No. 85 Fleet Street was the HQ of PA and Reuters then. Metro International, publishers of the free newspaper Metro, are there now. Reuters moved to Canary Wharf along with some of the national newspapers, the Murdoch titles and the Telegraph. The PA stayed in central London, relocating to Vauxhall Bridge Road, not far from Victoria Station.

I started in local newspapers before that time. I think that is where my heart is still. To sell papers we needed to report what went on in the town or county. People loved reading about their community. I’ve many good memories of calling on vicars and pub landlords and eating cheese ‘cobs’ with parish councillors in their local pubs and Women’s Institute (WI) ladies, gathering their news and editing the reports they sent in on my own WI page.

The job involved day and evening coverage. If there was something to report, we went to it. And reported it. Yes, there was a romance about the job. Reporters are not funded, or allowed, to do that now.  I know that from my battles with the local press as a former volunteer press officer for a charity here. Not that I recall being paid overtime for my trips out of office hours. Four shillings for a lunch – around £5 today — with a contact was the max. It was not a lot.

Free newspapers, based on ad income, have been the ruin of truly local newspapers. It’s a great loss to community cohesion that this sort of coverage doesn’t happen anymore. Online local news does help keep the parish pump flowing but, to me, it’s not the same because it is only seen by initiates.

Times change. Newspapers change. Fleet Street, in journalistic terms, is a shadow of its former self. Only D.C. Thomson & Co., Metro International and the AP are there now.
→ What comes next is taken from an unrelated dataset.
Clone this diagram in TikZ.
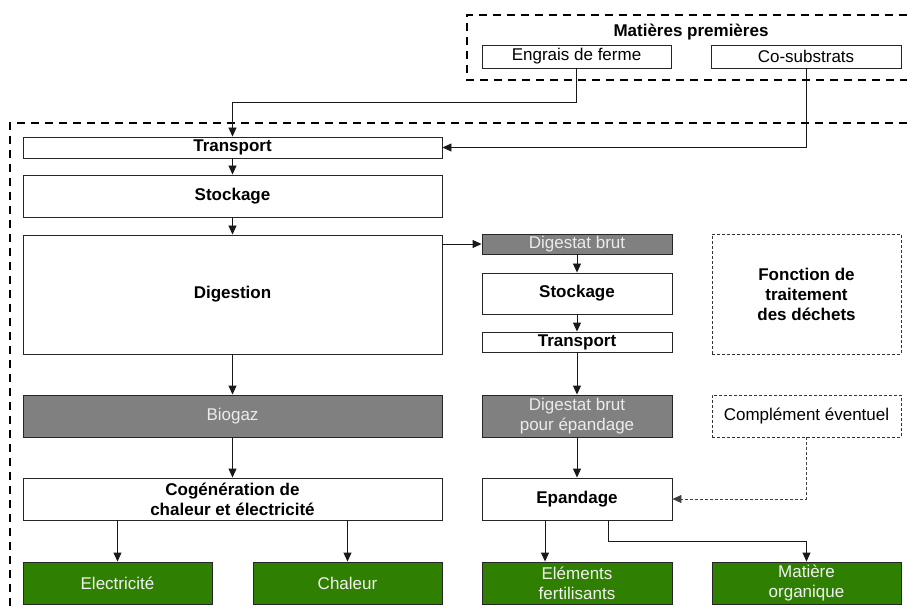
\documentclass[tikz,border=0pt]{standalone}
\usepackage{fontspec}
\setmainfont{Liberation Sans}
\usetikzlibrary{arrows.meta,calc}
\definecolor{gbox}{HTML}{808080}
\definecolor{grn}{HTML}{2F7F00}
\begin{document}
\begin{tikzpicture}[x=1pt,y=1pt,
  base/.style={draw=black!85, line width=0.9pt, inner sep=0pt, align=center,
     font=\fontsize{17}{20}\selectfont},
  wbox/.style={base, fill=white, font=\fontsize{17}{20}\selectfont\bfseries},
  rbox/.style={base, fill=white},
  gybox/.style={base, fill=gbox, text=black!8},
  gnbox/.style={base, fill=grn, text=black!5},
  dbox/.style={draw=black!80, line width=0.8pt, dash pattern=on 3pt off 2pt, inner sep=0pt, align=center, font=\fontsize{17}{20}\selectfont},
  big/.style={line width=2pt, dash pattern=on 8pt off 6pt},
  arr/.style={draw=black!90, line width=0.9pt, -{Triangle[length=9pt,width=8pt]}},
  darr/.style={draw=black!75, line width=0.8pt, dash pattern=on 3pt off 2pt, -{Triangle[length=9pt,width=8pt]}}
]
\useasboundingbox (0,0) rectangle (907,-612);
% dashed frames
\draw[big] (907,-15) -- (467,-15) -- (467,-80) -- (907,-80);
\draw[big] (907,-123) -- (10,-123) -- (10,-612);
\node[font=\fontsize{17}{20}\selectfont\bfseries] (mp) at (691,-32) {Matières premières};
\node[rbox, minimum width=189, minimum height=23] (engrais) at (576.5,-56.5) {Engrais de ferme};
\node[rbox, minimum width=190, minimum height=23] (cosub) at (806,-56.5) {Co-substrats};
% left column
\node[wbox, minimum width=419, minimum height=21] (tr1) at (232.5,-147.5) {Transport};
\node[wbox, minimum width=419, minimum height=42] (st1) at (232.5,-196) {Stockage};
\node[wbox, minimum width=419, minimum height=119] (dig) at (232.5,-294.5) {Digestion};
\node[gybox, minimum width=419, minimum height=42] (bio) at (232.5,-416) {Biogaz};
\node[wbox, minimum width=419, minimum height=42] (cog) at (232.5,-499) {Cogénération de\\chaleur et électricité};
\node[gnbox, minimum width=189, minimum height=42] (elec) at (117.5,-583) {Electricité};
\node[gnbox, minimum width=189, minimum height=42] (chal) at (347.5,-583) {Chaleur};
% middle column
\node[gybox, minimum width=190, minimum height=20] (db) at (577,-244) {Digestat brut};
\node[wbox, minimum width=190, minimum height=41] (st2) at (577,-293.5) {Stockage};
\node[wbox, minimum width=190, minimum height=20] (tr2) at (577,-342) {Transport};
\node[gybox, minimum width=190, minimum height=42] (dbe) at (577,-416) {Digestat brut\\pour épandage};
\node[wbox, minimum width=190, minimum height=42] (ep) at (577,-499) {Epandage};
\node[gnbox, minimum width=190, minimum height=42] (elf) at (577,-583) {Eléments\\fertilisants};
% right column
\node[dbox, minimum width=189, minimum height=120, font=\fontsize{17}{20}\selectfont\bfseries] (fonc) at (806.5,-294) {Fonction de\\traitement\\des déchets};
\node[dbox, minimum width=189, minimum height=42] (comp) at (806.5,-416) {Complément éventuel};
\node[gnbox, minimum width=189, minimum height=42] (mo) at (806.5,-583) {Matière\\organique};
% connectors
\draw[arr] (engrais.south) -- ++(0,-34) -| (tr1.north);
\draw[arr] (cosub.south) |- (tr1.east);
\draw[arr] (tr1) -- (st1);
\draw[arr] (st1) -- (dig);
\draw[arr] (dig) -- (bio);
\draw[arr] (bio) -- (cog);
\draw[arr] (elec.north |- cog.south) -- (elec.north);
\draw[arr] (chal.north |- cog.south) -- (chal.north);
\draw[arr] (dig.east |- db.west) -- (db.west);
\draw[arr] (db) -- (st2);
\draw[arr] (st2) -- (tr2);
\draw[arr] (tr2) -- (dbe);
\draw[arr] (dbe) -- (ep);
\draw[arr] ([xshift=-32pt]ep.south) -- ([xshift=-32pt]elf.north);
\draw[arr] ([xshift=31pt]ep.south) -- ++(0,-21) -| (mo.north);
\draw[darr] (comp.south) |- (ep.east);
\end{tikzpicture}
\end{document}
Modern computerised printing plants were built to the east of London in Wapping, hence the transfer of newspapers to Canary Wharf. The widespread use of the Internet has seen newspaper circulation decline. Most people receive their news online for free.

Looking back, I am pleased to have been part of local journalism and Fleet Street in their heyday. Despite the hectic pace – often there were days when stories and names blurred past because of the breakneck speed — those are memories to be treasured.